Directions: Retype only the lines running from the line that contains "What TikZ code" to the line that contains "(ylbl) [lbl] at", inclusive, and leave the pictures behind.

(Code that draws figures)
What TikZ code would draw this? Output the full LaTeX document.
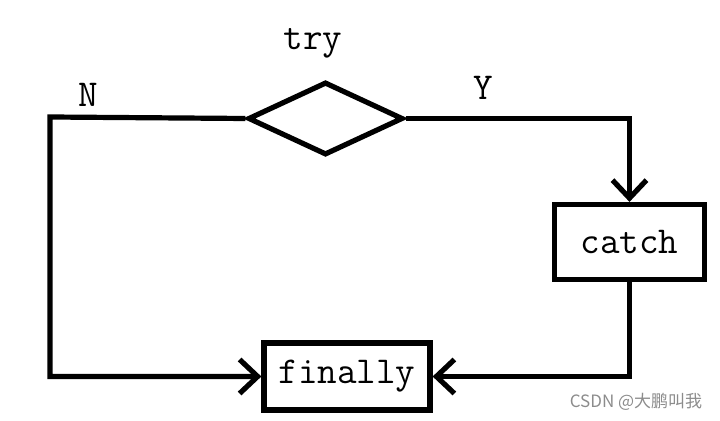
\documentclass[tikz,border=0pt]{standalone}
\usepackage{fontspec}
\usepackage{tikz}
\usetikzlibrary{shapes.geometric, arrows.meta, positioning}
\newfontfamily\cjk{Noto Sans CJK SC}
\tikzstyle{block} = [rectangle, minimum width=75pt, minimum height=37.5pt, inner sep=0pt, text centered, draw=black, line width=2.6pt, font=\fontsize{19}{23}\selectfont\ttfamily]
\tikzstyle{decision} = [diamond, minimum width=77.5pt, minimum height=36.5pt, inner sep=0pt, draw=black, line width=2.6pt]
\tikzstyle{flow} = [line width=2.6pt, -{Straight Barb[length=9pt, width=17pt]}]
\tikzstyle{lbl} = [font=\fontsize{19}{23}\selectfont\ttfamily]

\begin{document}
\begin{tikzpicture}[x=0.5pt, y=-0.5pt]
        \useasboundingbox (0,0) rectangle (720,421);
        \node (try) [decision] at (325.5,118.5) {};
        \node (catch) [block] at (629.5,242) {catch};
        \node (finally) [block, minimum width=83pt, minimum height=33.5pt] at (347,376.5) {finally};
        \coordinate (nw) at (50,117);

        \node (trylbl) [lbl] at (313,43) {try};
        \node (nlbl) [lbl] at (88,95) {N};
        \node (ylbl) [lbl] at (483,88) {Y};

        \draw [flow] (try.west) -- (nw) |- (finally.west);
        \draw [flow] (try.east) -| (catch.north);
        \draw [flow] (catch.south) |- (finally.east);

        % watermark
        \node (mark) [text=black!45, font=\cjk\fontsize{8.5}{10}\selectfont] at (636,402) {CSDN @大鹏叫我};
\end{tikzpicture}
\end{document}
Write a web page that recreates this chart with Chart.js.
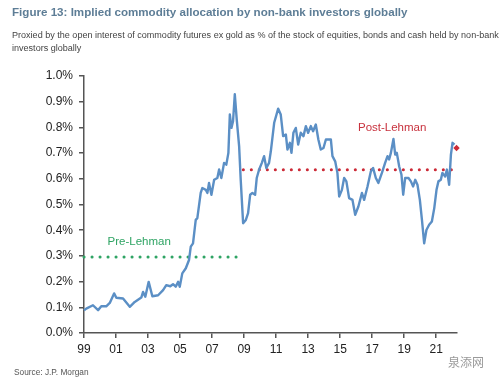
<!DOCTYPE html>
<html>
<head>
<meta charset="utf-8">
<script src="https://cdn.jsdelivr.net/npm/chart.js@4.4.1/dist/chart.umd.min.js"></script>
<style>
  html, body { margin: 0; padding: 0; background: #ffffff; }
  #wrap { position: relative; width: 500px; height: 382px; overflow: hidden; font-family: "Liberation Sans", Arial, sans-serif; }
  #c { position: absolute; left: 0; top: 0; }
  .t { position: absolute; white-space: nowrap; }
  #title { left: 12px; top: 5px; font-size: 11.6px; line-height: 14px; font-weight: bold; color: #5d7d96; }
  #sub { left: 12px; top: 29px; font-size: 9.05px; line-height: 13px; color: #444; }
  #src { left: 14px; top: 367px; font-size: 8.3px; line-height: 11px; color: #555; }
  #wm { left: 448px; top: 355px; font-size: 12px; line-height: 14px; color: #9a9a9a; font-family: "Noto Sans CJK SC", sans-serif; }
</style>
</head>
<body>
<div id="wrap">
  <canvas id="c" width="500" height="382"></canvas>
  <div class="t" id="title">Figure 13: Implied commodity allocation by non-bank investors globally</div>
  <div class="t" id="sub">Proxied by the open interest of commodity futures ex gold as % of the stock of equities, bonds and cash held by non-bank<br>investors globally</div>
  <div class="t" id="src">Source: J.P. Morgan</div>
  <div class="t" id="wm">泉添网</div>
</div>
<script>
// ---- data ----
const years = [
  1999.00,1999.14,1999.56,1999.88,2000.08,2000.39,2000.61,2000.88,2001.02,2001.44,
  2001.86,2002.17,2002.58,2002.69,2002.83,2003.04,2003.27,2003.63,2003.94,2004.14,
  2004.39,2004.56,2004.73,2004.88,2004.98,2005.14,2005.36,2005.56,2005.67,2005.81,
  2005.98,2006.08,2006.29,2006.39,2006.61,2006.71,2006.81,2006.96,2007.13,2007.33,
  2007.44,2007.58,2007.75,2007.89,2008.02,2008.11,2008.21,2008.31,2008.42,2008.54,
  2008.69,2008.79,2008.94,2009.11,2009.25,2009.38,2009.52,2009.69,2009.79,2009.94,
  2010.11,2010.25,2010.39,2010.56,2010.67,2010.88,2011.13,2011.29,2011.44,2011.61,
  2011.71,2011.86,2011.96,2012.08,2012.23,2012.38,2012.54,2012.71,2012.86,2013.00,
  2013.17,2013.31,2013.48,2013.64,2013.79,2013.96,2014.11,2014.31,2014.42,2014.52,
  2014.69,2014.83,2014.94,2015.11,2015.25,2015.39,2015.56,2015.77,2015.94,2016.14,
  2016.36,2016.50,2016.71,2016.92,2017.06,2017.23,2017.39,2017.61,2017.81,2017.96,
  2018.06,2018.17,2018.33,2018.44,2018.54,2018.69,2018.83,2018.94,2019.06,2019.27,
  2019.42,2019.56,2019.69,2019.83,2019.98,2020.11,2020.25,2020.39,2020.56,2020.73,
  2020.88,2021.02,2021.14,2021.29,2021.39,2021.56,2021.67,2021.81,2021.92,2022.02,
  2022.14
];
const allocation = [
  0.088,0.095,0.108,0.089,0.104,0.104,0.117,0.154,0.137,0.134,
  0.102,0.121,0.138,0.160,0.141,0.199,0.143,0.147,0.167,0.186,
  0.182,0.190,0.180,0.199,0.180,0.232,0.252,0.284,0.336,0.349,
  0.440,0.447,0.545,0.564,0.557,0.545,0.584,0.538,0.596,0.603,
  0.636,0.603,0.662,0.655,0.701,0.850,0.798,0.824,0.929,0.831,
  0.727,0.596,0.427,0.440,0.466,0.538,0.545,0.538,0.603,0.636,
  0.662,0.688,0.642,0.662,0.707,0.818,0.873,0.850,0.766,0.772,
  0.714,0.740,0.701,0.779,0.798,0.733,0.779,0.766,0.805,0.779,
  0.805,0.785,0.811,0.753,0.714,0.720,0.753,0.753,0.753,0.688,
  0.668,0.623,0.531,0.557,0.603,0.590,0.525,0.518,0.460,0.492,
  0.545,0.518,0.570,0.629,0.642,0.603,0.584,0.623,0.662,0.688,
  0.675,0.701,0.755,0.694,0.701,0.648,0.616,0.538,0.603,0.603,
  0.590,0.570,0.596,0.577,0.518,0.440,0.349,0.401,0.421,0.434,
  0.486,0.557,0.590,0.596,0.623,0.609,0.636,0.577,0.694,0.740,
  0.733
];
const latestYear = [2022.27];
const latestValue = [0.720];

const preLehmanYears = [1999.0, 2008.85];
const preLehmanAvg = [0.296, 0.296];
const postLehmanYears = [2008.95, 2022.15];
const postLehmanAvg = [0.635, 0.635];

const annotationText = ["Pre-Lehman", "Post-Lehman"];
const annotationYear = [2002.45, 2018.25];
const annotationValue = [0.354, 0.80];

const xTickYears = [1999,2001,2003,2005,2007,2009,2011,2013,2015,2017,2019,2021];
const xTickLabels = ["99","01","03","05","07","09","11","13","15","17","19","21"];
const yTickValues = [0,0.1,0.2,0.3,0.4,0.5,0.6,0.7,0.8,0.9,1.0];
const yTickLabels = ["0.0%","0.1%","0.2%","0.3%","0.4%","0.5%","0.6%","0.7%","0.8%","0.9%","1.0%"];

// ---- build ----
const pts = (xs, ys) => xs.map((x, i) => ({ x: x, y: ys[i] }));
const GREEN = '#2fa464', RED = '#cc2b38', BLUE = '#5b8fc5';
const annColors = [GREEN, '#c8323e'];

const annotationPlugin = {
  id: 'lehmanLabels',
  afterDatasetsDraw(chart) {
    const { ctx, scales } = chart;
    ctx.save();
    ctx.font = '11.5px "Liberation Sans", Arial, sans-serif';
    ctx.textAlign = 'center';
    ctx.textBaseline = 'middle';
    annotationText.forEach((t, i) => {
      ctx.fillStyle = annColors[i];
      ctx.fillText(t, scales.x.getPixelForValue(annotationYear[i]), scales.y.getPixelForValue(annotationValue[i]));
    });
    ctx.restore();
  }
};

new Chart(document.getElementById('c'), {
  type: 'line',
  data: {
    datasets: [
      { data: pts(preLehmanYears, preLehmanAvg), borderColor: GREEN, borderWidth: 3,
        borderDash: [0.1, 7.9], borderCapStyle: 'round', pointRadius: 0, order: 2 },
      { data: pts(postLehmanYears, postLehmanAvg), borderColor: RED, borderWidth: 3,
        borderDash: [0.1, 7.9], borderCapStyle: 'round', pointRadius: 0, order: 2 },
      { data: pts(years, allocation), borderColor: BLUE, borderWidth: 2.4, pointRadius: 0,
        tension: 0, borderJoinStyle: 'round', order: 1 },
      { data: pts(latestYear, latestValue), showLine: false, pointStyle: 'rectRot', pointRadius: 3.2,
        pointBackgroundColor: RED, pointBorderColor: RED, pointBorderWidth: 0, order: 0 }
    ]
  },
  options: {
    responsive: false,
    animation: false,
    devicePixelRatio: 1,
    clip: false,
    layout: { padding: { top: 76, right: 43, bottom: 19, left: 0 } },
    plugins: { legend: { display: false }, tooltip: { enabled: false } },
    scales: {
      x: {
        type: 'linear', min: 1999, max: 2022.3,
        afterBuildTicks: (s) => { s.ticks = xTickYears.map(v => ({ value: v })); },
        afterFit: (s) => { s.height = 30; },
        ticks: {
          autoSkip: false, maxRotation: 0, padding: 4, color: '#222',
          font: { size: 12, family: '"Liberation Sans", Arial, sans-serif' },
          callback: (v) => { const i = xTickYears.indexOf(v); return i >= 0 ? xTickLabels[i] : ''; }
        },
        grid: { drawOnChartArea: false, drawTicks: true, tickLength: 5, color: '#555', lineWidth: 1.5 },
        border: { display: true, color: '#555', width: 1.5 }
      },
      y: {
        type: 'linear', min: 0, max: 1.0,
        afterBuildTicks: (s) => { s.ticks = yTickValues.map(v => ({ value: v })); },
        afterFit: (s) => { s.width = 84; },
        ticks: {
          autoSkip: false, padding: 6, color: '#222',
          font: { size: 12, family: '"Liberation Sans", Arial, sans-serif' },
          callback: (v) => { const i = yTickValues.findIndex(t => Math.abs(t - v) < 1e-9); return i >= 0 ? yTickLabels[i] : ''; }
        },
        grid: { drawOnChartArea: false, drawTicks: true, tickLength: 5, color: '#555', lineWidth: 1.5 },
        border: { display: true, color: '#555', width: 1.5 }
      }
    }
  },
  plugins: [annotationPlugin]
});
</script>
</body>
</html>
* * *
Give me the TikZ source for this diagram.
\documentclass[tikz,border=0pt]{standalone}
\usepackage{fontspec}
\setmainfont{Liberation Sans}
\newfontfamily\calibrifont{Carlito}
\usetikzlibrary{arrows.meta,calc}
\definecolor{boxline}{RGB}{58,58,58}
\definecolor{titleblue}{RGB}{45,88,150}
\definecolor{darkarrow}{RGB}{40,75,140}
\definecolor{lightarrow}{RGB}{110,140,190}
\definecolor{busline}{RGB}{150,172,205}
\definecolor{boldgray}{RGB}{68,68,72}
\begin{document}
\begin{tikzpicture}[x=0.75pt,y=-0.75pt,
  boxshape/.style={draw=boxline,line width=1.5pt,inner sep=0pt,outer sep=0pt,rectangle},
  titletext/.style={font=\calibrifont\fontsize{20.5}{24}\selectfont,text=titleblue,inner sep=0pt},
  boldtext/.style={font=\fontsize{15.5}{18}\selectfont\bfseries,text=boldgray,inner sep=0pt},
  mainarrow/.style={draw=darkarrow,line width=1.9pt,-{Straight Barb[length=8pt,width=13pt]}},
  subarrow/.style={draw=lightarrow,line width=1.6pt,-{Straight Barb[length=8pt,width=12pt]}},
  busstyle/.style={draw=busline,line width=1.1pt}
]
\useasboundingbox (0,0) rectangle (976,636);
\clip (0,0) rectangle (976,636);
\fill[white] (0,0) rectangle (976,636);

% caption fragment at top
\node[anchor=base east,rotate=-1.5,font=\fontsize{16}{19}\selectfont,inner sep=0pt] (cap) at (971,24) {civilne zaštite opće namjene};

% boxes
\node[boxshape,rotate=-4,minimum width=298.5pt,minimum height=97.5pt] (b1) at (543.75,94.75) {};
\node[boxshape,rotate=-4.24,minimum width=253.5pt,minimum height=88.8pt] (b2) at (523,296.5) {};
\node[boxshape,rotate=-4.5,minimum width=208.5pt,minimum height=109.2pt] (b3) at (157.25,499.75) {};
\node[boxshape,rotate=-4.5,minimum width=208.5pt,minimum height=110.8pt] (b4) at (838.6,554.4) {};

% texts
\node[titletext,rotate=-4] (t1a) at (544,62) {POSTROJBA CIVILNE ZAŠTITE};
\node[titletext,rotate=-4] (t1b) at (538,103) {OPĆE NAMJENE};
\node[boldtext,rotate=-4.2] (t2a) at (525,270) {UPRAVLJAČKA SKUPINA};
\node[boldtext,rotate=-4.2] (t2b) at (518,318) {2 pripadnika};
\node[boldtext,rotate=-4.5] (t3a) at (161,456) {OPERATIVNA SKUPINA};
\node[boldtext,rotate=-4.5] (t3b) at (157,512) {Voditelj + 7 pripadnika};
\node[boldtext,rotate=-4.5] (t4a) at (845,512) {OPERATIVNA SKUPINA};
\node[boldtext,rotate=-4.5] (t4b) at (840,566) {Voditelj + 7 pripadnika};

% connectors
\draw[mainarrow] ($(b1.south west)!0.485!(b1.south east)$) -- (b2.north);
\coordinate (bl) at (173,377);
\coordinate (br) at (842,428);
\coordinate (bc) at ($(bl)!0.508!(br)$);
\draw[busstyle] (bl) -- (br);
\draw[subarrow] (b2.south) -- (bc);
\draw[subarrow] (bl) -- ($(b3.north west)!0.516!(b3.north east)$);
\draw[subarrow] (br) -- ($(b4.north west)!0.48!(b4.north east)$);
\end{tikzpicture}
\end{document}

Exercise answer:
What TikZ code would draw this? Output the full LaTeX document.
\documentclass[tikz,border=0pt]{standalone}
\usepackage{fontspec}
\usepackage{tikz}
\usetikzlibrary{shapes.geometric, arrows.meta, positioning}
\newfontfamily\cjk{Noto Sans CJK SC}
\tikzstyle{block} = [rectangle, minimum width=75pt, minimum height=37.5pt, inner sep=0pt, text centered, draw=black, line width=2.6pt, font=\fontsize{19}{23}\selectfont\ttfamily]
\tikzstyle{decision} = [diamond, minimum width=77.5pt, minimum height=36.5pt, inner sep=0pt, draw=black, line width=2.6pt]
\tikzstyle{flow} = [line width=2.6pt, -{Straight Barb[length=9pt, width=17pt]}]
\tikzstyle{lbl} = [font=\fontsize{19}{23}\selectfont\ttfamily]

\begin{document}
\begin{tikzpicture}[x=0.5pt, y=-0.5pt]
        \useasboundingbox (0,0) rectangle (720,421);
        \node (try) [decision] at (325.5,118.5) {};
        \node (catch) [block] at (629.5,242) {catch};
        \node (finally) [block, minimum width=83pt, minimum height=33.5pt] at (347,376.5) {finally};
        \coordinate (nw) at (50,117);

        \node (trylbl) [lbl] at (313,43) {try};
        \node (nlbl) [lbl] at (88,95) {N};
        \node (ylbl) [lbl] at (483,88) {Y};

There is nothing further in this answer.